Whilst it is recognised that some of these women travel to Australia under the impression that they will be working in the legal sex trade, a number come here under student visas believing that they will be studying and attending college or university classes or working in their professions, as their visa conditions would dictate. It is only when they reach Australia that their unfortunate and sometimes life-threatening fate becomes known to them—that is, they have been trafficked to Australia for the purpose of being a sex slave. They are told that now they are in Australia they must work to pay off so-called debts that they have supposedly incurred as payment for their successful passage to Australia. It is interesting to note that the Anti-People Trafficking Interdepartmental Committee has reported that all identified suspected victims of people trafficking, including sex trafficking, have entered Australia on valid visas, but evidence of visa fraud was later identified.

Because of its geographic location, Australia is in a unique position when it comes to combating human trafficking. Unlike Europe and Asia, Australia's borders are clearly geographically defined, and until the current government changed the visa entry rules it was difficult to cross to Australian shores without being detected.

People trafficking for the sex trade is an insidious crime. It threatens the lives of its victims. The Australian government, regardless of who is in power, must continue to take action by developing practical initiatives in an attempt to put an end to sex trafficking and other forms of trafficking and slavery in Australia. It is critical that there be bipartisan support for doing what is practicable and possible to stop people trafficking by reducing the appeal of Australia as a destination country for trafficking, by strengthening legislation in the area and ultimately by making the business of trading in people less profitable and therefore less attractive. I am sure that all senators will acknowledge that it is completely unacceptable for even one person to fall victim to this heinous crime of people trafficking. The coalition believe that Australia has a very important regional leadership role to play in this area, and we will continue to work with the government to combat this hideous crime.
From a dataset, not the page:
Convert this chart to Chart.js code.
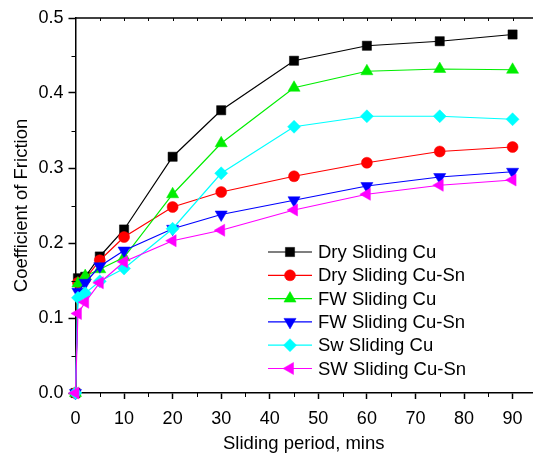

In conclusion, the coalition recognise the government's attempts to clarify the law regarding slavery and servitude, but, as set out in the coalition senators' comments in the Senate committee inquiry into this bill, we remain concerned that the practical operation of the law as a consequence of the uncertainty and lack of definitional clarity will leave open many questions of scope and intent which will necessarily need to be resolved in expensive litigation. This is clearly not a satisfactory outcome to such an important issue, which goes to the heart of people's personal freedom and their fundamental human rights.